Whenever I was little I used to love playing hide and seek. I have three siblings and while we were growing up our parent's friends had a family with 5 kids (though the youngest wasn't born until we were somewhat older). On weekends our two families would get together and the eight big kids would play hide and seek the majority of the time. We had a fairly long closet in our house that was filled with blankets. The blankets weren't folded, they were just thrown in there because that is the only thing we used that closet for. My favorite place was if you could get far enough back in the blanket closet and cover yourself just right, you could hide for days. Except it was usually the middle of the summer, and way too hot, so you hid there for about five seconds and then tried to sneak out and get to base. Anyway, to this day I still assess where the best hiding place is in any given room. I will never stop playing.

Fears.
My biggest fear is that while I'm sleeping a spider will crawl into my brain and either live there or lay eggs... And not Eggs like my cat, just regular baby spider eggs. But I'm going to admit that's an irrational fear.

Fire.
Um, fires are bad? or good? depending on what's on fire? Bonfires/Weenie Roasts and the like are about one of my favorite Summer/Fall activities.
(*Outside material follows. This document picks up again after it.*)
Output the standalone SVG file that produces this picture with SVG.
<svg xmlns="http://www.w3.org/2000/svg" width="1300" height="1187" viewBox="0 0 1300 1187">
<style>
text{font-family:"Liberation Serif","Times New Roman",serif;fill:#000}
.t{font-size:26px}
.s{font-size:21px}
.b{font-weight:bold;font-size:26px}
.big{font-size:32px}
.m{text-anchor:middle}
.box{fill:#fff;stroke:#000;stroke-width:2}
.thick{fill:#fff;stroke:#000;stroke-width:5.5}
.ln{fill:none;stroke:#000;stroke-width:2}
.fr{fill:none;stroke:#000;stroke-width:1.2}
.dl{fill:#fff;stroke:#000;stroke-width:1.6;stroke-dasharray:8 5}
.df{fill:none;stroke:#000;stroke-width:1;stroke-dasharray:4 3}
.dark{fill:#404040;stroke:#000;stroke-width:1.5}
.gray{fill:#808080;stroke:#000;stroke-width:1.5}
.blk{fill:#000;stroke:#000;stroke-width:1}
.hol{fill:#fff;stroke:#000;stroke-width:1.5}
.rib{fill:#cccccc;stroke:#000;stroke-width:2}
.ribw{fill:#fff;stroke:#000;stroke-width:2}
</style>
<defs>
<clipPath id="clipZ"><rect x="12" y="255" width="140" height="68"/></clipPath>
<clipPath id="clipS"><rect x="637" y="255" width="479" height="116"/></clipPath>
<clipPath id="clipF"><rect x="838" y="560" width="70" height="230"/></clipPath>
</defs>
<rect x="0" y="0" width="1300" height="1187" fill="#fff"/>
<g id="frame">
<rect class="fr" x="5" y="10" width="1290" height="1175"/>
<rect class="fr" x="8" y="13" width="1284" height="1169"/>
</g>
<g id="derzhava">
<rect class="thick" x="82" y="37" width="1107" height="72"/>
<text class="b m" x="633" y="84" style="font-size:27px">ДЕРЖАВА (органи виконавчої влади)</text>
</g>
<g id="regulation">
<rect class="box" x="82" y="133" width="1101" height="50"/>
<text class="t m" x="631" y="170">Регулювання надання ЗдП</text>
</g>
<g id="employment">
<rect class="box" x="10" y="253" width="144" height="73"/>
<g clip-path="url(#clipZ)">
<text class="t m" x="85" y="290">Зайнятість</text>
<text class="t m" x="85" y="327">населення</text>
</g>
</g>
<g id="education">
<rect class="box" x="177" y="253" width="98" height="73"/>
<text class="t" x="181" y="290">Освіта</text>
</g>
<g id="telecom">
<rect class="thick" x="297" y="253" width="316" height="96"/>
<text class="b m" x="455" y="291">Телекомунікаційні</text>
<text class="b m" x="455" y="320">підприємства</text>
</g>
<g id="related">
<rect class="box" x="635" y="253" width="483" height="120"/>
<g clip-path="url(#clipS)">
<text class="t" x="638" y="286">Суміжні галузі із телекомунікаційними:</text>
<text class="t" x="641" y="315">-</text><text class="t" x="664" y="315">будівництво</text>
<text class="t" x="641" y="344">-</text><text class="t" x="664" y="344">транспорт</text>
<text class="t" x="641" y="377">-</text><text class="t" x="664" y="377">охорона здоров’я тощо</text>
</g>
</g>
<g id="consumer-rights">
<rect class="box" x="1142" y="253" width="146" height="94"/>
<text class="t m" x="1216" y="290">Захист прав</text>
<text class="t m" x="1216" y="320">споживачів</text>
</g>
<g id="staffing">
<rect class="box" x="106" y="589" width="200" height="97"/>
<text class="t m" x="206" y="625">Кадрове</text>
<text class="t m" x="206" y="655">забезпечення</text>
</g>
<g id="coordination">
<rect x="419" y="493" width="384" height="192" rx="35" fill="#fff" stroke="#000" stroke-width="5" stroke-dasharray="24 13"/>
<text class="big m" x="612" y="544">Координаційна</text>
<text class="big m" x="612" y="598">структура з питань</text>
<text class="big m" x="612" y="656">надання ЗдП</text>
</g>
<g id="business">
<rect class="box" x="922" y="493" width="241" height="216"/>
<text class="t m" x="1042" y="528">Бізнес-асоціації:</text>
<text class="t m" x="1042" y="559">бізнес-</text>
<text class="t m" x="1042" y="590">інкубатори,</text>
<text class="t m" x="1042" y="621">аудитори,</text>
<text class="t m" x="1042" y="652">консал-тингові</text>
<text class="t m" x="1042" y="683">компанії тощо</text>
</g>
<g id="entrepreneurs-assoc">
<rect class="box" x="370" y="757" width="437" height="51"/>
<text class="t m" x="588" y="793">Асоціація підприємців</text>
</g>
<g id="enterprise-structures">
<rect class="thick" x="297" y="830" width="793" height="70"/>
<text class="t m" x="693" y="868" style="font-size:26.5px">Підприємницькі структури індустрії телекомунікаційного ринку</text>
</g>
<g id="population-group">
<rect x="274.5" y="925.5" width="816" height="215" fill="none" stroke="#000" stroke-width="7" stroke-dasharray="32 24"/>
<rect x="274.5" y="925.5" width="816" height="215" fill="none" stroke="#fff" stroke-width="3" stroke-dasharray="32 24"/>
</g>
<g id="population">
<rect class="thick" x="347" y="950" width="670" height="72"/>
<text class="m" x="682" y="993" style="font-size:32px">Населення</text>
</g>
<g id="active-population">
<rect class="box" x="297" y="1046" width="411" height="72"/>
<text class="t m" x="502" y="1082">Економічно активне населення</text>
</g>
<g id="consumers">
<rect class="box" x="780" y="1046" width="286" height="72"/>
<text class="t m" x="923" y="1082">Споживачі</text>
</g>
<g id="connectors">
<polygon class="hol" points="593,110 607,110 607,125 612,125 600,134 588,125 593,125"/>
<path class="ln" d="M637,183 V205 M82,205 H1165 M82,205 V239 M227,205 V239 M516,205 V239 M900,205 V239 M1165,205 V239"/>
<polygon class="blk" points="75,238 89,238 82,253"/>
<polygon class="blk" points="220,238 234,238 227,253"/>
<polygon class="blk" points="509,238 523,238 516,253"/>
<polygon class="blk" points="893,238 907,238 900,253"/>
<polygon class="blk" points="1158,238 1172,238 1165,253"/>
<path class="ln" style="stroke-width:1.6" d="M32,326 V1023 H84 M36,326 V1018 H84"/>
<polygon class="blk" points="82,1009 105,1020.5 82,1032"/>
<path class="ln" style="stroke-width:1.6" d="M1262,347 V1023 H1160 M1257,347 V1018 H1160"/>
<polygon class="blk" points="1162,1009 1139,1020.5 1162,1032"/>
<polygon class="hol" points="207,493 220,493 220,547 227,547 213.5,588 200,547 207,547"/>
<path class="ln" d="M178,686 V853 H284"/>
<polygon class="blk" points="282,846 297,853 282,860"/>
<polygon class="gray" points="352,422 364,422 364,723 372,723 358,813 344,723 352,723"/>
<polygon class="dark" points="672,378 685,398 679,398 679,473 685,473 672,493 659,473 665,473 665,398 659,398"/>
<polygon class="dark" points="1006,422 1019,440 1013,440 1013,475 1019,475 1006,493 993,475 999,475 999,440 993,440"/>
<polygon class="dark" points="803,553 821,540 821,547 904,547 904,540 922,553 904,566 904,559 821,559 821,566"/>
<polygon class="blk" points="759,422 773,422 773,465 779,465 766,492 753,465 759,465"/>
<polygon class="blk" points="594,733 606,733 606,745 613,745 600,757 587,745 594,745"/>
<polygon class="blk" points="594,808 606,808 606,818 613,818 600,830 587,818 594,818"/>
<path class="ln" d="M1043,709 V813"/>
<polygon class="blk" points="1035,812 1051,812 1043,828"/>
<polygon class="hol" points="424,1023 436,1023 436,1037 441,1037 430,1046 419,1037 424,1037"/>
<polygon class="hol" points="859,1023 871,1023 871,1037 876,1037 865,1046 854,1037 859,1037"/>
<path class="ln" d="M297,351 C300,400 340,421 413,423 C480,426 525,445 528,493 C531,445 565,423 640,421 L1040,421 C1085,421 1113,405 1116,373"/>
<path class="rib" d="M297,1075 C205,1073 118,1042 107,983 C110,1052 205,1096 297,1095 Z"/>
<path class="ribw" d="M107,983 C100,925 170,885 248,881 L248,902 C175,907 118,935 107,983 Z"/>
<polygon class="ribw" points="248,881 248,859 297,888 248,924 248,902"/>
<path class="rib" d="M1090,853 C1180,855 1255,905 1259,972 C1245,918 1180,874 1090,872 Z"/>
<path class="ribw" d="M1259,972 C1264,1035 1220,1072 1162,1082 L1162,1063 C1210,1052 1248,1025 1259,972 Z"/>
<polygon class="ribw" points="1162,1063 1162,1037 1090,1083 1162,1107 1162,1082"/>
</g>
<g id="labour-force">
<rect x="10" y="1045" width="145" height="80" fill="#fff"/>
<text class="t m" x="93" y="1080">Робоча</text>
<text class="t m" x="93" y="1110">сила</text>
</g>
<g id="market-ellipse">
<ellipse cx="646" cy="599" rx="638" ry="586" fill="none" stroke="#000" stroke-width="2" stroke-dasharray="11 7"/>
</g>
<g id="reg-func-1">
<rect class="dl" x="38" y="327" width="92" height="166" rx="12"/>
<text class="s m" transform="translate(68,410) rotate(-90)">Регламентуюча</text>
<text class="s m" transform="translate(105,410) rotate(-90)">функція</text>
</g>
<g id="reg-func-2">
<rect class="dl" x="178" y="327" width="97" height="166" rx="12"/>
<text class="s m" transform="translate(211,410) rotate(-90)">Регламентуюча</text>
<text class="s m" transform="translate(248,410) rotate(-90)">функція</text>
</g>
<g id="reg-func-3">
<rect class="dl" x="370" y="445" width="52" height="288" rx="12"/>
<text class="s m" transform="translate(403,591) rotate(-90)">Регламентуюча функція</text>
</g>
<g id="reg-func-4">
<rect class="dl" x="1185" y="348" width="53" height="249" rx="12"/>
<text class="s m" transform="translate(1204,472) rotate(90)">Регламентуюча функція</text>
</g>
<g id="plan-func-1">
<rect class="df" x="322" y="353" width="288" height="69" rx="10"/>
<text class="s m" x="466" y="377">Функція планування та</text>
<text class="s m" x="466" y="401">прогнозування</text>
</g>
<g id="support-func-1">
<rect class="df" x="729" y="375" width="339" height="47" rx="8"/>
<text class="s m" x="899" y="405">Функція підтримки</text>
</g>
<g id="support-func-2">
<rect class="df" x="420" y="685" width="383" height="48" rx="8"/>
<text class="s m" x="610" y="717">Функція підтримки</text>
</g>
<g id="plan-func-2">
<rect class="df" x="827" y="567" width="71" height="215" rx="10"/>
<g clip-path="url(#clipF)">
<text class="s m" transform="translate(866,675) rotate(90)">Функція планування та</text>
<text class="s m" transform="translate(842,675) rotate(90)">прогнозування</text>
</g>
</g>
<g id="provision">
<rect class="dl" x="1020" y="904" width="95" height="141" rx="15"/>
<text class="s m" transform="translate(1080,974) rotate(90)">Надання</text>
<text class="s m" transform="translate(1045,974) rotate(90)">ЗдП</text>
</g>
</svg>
And so we end the suggestions, thanks again for giving me ideas @shrimpiclese!




Note: After writing part of this it was time to book it to the train station. Now two days later I remembered I had an unfinished blog post sitting in drafts. So, half of this was written in a caffeine-induced haze of lunacy and half of this was written on break from work with a kitten lying next to me purring. See if you can tell which is which.